Material supplied |
#####
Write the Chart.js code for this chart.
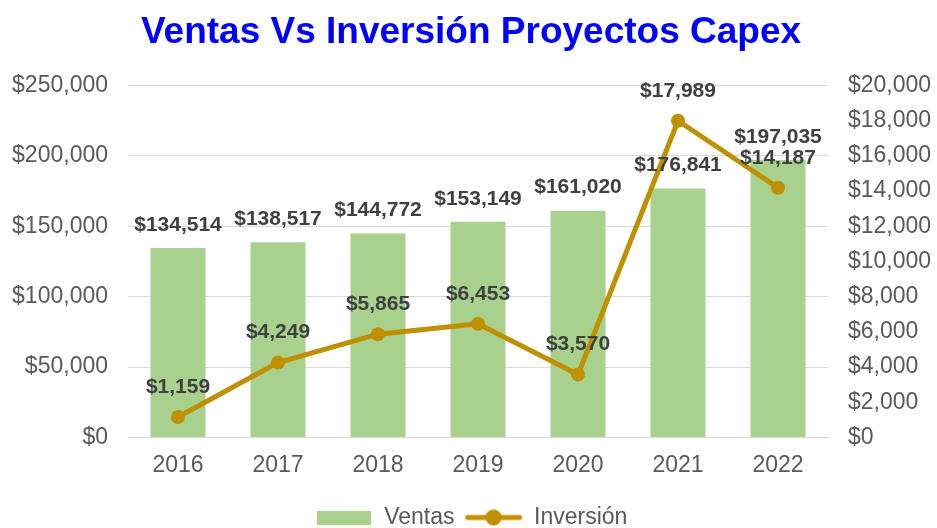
#####
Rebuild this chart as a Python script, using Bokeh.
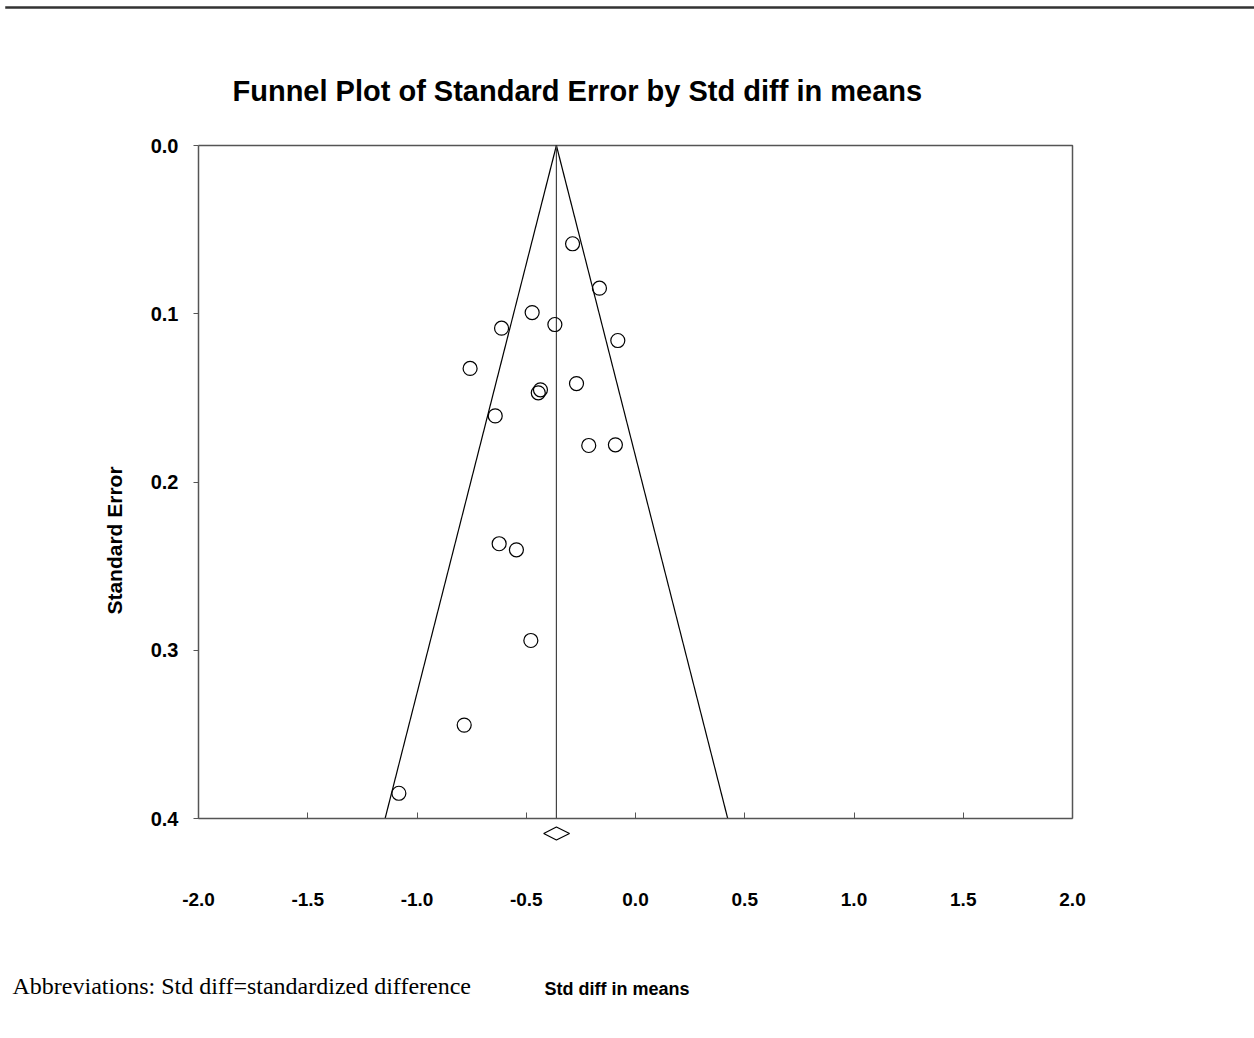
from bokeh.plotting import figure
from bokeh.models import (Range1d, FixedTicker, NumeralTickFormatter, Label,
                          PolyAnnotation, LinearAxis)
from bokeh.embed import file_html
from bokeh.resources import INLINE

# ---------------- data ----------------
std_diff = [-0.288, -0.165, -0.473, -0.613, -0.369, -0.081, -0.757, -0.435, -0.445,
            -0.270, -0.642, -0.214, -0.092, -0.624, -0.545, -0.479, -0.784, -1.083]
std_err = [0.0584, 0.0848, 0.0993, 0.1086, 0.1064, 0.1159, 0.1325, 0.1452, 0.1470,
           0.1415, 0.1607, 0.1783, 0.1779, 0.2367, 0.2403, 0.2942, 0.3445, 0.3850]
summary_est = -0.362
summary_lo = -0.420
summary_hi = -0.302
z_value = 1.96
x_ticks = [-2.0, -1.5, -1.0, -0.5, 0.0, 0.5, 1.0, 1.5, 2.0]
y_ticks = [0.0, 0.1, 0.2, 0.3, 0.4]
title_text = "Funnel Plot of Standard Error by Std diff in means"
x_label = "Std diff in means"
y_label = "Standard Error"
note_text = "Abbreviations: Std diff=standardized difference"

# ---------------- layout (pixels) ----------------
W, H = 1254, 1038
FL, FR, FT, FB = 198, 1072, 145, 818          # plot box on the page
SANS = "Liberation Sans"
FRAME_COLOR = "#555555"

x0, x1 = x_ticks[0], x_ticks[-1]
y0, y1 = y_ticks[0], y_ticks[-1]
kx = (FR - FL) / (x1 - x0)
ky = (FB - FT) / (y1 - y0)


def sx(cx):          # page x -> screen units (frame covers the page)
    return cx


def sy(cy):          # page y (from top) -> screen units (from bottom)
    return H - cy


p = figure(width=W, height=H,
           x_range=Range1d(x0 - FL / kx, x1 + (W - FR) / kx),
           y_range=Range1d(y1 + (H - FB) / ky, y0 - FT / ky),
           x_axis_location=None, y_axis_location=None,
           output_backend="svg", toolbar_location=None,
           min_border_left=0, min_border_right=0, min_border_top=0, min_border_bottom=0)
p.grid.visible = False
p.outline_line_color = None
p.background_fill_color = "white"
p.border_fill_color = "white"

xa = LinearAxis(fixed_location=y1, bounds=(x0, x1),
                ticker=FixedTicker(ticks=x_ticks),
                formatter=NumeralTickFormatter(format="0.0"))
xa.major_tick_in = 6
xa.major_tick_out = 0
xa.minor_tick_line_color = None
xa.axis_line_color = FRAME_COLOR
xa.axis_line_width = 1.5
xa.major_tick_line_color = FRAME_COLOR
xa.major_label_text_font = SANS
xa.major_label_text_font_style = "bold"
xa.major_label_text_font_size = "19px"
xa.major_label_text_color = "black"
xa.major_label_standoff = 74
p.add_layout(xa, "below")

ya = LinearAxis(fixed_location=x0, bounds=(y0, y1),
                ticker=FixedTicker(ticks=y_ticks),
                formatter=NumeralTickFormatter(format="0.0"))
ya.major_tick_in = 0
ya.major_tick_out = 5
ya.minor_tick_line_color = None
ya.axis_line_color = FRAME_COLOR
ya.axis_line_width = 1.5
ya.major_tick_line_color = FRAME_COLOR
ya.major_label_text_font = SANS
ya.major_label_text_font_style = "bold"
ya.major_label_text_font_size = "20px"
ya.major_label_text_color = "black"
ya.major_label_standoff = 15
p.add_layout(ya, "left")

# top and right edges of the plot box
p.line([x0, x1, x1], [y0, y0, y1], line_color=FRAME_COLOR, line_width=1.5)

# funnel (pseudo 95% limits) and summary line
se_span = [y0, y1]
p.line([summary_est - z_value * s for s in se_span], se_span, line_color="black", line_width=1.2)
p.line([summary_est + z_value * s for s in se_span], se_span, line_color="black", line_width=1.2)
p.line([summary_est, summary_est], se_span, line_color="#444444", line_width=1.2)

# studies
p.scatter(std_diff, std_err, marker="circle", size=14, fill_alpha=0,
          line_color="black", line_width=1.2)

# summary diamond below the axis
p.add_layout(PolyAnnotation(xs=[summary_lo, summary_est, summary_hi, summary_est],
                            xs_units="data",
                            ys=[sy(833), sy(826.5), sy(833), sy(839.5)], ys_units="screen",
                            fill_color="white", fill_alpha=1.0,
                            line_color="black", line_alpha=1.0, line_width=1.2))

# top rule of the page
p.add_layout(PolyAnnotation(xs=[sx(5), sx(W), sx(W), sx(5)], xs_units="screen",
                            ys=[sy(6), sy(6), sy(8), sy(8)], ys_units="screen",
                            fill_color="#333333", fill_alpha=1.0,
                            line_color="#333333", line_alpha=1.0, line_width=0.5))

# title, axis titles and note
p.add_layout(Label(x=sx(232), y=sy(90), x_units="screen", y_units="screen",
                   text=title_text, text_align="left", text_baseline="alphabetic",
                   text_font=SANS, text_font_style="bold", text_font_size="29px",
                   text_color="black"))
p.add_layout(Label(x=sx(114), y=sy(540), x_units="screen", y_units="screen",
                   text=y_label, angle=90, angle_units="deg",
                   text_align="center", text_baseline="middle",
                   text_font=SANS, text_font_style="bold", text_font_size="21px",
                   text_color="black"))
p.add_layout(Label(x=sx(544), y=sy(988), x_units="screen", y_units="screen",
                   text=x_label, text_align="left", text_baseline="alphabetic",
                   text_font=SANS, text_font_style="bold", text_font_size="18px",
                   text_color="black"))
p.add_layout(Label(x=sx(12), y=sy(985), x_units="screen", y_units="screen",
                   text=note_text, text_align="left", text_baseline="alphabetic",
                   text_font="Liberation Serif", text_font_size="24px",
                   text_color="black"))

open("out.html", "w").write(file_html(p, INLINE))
#####
Task details | Exclude any pictures, and restate word for word the lines from the one containing "Rebuild this chart" through the one containing "from bokeh.resources import INLINE", both included.

Expected output |
Rebuild this chart as a Python script, using Bokeh.
from bokeh.plotting import figure
from bokeh.models import (Range1d, FixedTicker, NumeralTickFormatter, Label,
                          PolyAnnotation, LinearAxis)
from bokeh.embed import file_html
from bokeh.resources import INLINE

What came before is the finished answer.